## Entries from a dataset:

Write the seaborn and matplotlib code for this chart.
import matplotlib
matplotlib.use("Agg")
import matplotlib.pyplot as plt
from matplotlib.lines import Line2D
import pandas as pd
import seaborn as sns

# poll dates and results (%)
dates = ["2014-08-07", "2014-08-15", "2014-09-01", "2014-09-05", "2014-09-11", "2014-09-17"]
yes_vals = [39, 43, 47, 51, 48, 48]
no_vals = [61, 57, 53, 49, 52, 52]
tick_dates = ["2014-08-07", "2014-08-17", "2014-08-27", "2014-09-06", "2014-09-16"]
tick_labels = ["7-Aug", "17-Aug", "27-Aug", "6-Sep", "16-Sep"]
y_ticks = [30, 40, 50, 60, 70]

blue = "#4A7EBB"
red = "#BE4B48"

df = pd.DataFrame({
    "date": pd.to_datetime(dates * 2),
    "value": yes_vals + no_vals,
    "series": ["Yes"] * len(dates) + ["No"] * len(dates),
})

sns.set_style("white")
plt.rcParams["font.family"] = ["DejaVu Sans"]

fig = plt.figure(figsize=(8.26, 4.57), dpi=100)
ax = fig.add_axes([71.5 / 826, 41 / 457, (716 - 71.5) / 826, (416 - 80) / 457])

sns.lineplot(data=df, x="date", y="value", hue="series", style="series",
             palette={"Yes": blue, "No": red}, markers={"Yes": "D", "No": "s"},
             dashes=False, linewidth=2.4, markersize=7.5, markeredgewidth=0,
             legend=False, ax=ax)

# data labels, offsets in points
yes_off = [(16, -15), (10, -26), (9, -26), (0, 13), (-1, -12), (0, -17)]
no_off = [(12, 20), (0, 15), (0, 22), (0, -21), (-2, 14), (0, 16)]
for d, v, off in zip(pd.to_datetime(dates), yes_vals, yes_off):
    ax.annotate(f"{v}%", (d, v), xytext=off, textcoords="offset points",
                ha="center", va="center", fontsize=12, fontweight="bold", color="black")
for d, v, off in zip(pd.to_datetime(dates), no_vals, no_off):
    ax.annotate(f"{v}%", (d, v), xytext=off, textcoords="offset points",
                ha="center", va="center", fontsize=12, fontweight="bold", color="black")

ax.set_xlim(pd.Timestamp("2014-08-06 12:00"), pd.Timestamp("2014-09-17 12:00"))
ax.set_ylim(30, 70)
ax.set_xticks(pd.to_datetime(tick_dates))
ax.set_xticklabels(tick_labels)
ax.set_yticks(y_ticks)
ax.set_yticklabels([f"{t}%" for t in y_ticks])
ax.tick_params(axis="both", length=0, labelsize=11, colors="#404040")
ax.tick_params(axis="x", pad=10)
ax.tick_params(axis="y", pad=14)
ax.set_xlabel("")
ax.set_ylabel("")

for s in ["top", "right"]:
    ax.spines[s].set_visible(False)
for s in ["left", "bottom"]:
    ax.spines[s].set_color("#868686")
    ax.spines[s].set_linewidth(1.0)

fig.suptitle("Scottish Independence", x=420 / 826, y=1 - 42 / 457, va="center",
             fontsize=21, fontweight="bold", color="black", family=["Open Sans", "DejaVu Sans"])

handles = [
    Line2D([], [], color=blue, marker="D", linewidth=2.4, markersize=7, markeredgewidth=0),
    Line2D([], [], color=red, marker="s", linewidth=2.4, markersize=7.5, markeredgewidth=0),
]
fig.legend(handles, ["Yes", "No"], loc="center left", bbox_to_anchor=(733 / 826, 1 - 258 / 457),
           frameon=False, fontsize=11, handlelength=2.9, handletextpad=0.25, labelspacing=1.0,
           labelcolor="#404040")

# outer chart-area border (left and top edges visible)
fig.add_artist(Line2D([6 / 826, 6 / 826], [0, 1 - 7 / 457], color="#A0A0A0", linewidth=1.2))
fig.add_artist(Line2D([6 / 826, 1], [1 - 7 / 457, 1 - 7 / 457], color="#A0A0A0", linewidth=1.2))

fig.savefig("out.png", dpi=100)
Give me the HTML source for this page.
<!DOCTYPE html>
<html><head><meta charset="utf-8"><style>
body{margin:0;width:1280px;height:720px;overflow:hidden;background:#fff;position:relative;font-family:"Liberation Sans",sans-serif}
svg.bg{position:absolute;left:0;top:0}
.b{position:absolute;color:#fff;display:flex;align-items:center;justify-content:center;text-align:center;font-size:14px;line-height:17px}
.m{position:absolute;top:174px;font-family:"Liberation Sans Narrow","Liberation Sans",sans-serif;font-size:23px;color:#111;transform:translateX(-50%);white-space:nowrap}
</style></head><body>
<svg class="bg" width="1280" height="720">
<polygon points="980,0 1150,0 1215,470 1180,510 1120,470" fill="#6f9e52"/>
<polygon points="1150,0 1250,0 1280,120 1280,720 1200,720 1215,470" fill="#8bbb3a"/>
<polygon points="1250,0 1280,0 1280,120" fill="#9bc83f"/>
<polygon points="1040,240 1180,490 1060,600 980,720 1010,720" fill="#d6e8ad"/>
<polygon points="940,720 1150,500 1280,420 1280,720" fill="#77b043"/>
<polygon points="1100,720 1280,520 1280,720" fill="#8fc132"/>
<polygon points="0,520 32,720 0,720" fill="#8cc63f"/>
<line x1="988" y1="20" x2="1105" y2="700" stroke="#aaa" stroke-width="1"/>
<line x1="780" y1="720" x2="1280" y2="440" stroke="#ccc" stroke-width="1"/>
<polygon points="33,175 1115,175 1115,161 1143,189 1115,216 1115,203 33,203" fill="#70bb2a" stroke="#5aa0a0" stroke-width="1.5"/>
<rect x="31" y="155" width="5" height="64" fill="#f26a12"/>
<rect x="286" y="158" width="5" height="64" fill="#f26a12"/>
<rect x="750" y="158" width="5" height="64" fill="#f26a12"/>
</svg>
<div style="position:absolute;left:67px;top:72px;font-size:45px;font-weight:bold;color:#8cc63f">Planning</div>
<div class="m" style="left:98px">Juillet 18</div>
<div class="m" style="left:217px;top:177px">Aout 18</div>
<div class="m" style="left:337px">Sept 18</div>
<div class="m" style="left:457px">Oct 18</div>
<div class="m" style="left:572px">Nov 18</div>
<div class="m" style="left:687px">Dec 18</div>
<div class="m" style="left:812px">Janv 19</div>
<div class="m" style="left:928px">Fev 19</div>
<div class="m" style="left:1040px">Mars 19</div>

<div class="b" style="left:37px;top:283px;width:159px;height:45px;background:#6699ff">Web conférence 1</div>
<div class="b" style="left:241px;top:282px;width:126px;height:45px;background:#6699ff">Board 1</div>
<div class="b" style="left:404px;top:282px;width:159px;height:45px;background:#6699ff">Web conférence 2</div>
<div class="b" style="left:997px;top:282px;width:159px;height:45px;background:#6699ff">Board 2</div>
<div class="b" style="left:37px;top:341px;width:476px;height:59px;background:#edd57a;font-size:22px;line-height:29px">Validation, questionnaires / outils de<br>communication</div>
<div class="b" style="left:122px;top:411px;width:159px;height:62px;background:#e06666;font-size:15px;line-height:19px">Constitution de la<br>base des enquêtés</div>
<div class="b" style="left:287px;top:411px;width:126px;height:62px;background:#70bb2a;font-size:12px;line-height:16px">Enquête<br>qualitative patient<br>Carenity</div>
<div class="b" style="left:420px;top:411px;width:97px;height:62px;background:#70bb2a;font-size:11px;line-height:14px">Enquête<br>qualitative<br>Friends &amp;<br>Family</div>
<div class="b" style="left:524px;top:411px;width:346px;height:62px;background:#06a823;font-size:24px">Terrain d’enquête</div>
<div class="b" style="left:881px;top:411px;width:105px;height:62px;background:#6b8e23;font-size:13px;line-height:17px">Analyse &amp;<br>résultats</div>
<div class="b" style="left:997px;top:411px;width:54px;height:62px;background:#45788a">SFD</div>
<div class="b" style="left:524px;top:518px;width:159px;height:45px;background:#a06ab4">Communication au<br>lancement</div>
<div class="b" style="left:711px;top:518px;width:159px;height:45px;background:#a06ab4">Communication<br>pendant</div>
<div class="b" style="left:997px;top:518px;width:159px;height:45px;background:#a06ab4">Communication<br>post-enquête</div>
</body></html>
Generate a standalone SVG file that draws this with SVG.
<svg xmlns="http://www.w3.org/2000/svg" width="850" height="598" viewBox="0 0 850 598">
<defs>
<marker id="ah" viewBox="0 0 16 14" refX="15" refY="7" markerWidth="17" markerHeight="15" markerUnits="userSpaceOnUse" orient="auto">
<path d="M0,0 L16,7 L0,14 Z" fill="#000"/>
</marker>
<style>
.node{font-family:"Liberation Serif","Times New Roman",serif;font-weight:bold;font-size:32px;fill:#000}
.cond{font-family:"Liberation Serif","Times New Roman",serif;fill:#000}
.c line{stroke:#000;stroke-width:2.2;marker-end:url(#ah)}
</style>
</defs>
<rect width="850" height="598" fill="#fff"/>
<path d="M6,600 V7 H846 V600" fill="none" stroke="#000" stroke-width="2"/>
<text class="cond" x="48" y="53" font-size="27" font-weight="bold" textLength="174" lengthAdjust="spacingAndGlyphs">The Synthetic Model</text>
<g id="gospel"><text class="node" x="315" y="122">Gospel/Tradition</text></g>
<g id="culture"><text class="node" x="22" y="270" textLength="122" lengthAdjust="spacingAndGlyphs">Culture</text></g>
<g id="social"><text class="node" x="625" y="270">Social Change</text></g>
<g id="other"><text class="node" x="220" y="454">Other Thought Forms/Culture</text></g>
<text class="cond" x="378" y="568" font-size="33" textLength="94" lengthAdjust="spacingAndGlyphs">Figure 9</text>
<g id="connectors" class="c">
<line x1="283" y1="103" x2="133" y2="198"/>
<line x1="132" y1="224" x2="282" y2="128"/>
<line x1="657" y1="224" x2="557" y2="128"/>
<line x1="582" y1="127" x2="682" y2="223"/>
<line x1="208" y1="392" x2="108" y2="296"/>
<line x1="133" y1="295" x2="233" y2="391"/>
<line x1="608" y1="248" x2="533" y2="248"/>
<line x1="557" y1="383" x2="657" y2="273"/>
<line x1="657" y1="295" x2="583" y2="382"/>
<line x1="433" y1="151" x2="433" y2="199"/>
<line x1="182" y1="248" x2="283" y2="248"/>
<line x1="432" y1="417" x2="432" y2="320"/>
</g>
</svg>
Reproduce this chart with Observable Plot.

## Challenge:
Please print the material above exactly as it appears, from its first line through the line containing "import seaborn as sns", inclusive, and stop there.

## Result of this task:
Write the seaborn and matplotlib code for this chart.
import matplotlib
matplotlib.use("Agg")
import matplotlib.pyplot as plt
from matplotlib.lines import Line2D
import pandas as pd
import seaborn as sns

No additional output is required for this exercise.